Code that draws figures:
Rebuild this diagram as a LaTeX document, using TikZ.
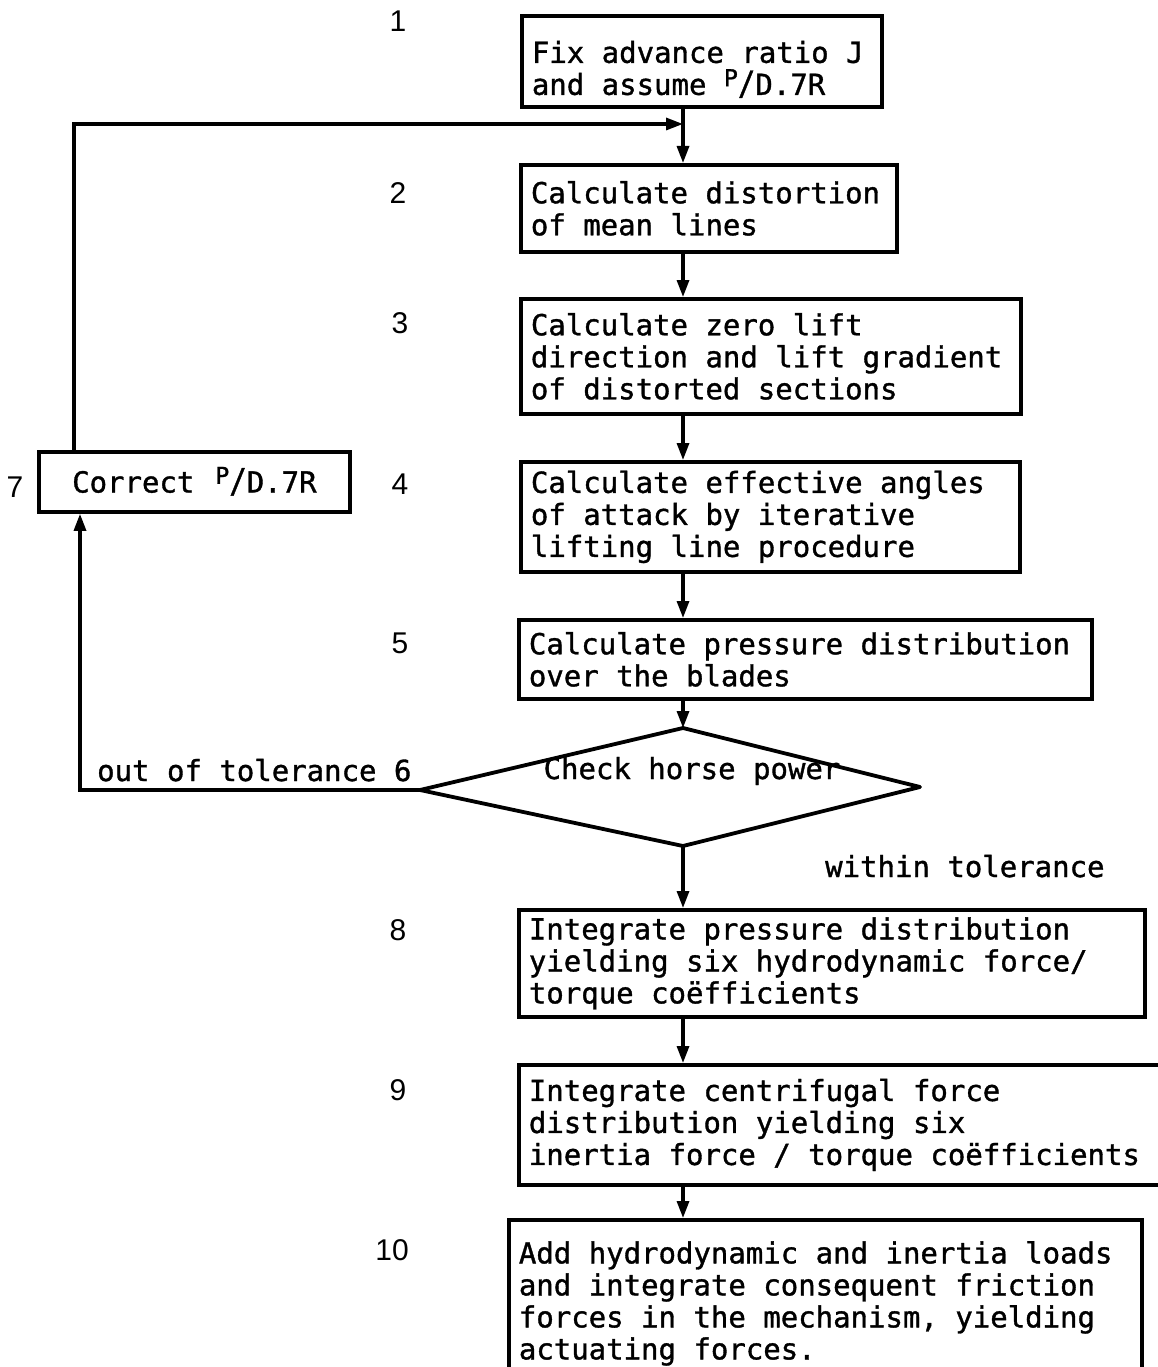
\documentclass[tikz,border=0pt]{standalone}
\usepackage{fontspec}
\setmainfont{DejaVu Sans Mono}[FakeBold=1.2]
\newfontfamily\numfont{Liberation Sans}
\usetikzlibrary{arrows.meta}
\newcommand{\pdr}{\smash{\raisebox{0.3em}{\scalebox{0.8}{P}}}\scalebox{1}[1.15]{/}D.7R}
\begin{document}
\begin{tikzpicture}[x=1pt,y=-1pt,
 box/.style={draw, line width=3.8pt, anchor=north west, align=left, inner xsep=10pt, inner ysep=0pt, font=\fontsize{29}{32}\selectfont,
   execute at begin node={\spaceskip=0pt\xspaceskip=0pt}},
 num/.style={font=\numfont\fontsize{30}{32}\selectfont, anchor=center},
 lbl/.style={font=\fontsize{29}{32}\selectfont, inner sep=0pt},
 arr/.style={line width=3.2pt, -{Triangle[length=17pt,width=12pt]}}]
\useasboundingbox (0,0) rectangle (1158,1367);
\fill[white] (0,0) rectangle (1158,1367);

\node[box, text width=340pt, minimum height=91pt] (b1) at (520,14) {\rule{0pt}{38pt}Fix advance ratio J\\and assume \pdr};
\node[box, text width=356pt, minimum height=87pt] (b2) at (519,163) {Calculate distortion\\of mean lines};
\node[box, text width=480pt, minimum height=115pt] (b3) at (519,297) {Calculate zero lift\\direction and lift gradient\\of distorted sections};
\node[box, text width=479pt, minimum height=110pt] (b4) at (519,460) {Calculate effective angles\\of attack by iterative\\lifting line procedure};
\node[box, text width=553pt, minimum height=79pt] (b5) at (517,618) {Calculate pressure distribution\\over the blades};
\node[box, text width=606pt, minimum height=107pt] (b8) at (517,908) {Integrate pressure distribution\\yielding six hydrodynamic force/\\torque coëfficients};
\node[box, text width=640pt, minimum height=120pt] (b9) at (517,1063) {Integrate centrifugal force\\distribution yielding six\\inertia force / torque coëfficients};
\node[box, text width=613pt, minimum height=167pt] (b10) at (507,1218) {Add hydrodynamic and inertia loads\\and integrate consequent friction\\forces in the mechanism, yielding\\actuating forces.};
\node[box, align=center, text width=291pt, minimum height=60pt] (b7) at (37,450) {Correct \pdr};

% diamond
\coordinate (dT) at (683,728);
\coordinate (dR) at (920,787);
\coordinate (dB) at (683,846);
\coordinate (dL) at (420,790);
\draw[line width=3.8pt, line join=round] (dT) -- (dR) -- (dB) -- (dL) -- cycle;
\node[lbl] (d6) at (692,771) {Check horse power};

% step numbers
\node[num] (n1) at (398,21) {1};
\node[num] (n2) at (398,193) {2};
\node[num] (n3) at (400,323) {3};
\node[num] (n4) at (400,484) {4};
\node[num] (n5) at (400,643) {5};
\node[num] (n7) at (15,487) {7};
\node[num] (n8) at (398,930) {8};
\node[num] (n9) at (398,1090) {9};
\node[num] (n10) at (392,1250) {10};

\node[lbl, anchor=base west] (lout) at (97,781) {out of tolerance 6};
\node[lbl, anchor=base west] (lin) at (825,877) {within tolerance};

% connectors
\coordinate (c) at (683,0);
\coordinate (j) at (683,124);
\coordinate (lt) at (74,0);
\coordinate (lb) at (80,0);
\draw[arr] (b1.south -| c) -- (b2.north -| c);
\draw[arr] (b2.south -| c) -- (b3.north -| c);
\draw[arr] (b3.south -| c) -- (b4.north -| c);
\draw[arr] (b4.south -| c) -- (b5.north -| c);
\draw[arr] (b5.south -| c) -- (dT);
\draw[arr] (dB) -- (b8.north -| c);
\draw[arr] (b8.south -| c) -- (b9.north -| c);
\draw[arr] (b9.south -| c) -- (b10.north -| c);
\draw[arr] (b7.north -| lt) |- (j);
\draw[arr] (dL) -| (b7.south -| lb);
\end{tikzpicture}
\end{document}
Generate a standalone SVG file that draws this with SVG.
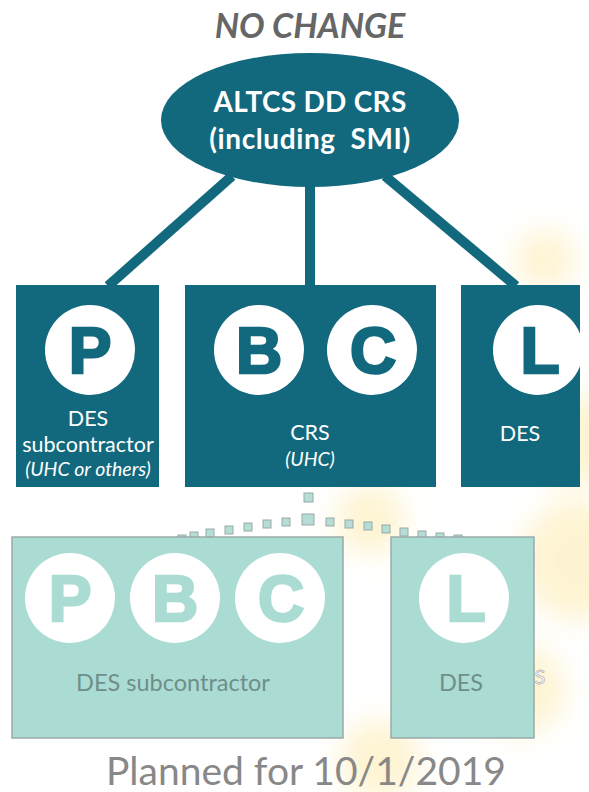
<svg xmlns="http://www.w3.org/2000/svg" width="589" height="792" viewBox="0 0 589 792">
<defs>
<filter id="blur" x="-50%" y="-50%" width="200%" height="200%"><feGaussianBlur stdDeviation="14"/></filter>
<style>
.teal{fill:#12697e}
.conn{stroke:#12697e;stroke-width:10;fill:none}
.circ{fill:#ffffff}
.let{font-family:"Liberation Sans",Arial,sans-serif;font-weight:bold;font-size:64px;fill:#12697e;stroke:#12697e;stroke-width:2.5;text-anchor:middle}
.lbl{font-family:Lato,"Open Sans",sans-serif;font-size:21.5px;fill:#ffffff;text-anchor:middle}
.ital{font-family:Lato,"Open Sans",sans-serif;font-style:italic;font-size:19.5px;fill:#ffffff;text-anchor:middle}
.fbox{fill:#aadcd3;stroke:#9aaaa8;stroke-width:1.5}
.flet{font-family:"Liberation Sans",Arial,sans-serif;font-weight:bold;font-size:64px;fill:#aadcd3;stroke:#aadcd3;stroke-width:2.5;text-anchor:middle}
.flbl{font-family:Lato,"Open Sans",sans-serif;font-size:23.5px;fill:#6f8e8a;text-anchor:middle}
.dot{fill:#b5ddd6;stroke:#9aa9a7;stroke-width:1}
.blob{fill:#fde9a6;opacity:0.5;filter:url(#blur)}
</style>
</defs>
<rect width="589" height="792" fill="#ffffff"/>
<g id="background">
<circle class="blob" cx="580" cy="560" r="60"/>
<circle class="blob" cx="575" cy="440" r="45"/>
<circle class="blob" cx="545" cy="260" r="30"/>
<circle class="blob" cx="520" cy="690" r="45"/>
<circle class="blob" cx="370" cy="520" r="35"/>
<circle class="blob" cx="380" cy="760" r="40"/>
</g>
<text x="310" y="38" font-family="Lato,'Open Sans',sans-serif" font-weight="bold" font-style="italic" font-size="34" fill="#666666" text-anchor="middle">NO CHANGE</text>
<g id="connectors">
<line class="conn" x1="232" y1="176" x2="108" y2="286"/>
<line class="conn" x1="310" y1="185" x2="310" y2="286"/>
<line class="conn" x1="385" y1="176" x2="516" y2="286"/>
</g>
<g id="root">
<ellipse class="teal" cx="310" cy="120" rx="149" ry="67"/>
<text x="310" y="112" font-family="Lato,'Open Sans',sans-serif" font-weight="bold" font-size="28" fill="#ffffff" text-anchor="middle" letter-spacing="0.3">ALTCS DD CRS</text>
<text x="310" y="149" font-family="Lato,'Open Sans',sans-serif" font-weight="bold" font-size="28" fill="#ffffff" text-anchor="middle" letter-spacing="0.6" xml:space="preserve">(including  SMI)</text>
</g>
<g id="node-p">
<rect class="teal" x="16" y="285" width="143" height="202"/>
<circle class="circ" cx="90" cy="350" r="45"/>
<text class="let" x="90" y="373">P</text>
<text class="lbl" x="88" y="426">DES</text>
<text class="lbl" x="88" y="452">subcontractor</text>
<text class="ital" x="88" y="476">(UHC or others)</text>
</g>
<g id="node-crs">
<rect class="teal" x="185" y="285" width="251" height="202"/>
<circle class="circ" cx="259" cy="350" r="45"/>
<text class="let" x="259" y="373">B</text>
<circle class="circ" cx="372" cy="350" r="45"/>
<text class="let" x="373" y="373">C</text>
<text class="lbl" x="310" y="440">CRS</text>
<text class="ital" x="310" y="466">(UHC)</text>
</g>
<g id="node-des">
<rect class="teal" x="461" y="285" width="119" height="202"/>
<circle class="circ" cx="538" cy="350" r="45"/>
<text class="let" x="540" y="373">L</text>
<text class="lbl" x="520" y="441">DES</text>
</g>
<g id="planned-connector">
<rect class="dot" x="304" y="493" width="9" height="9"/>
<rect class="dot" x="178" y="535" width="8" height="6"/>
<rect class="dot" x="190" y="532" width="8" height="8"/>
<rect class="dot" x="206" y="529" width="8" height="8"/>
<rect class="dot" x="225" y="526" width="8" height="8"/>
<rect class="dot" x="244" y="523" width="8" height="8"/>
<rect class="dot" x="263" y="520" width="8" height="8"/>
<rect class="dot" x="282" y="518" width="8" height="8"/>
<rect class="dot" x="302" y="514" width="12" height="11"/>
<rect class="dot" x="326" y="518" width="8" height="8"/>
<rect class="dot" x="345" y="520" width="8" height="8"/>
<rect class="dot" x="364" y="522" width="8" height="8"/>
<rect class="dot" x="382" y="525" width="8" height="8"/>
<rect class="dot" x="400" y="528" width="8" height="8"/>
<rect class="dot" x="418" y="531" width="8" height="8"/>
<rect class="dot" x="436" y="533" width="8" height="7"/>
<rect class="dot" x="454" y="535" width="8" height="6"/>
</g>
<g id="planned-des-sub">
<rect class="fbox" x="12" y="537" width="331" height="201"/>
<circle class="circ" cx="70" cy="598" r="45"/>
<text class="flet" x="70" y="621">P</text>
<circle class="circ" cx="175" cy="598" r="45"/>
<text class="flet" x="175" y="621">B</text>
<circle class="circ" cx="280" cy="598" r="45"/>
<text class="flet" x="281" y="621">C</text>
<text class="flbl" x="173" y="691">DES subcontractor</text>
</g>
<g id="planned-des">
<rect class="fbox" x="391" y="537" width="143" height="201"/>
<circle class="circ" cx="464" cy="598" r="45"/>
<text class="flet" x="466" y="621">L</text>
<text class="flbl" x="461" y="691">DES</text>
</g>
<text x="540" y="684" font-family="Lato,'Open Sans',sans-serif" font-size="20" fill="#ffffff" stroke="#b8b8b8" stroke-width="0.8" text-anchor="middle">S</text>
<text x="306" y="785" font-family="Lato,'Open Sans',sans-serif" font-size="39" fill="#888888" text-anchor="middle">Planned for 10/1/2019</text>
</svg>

• Problem details:
Show every line from the entries above in which "this" appears.

• Reply to the exercise:
Rebuild this diagram as a LaTeX document, using TikZ.
Generate a standalone SVG file that draws this with SVG.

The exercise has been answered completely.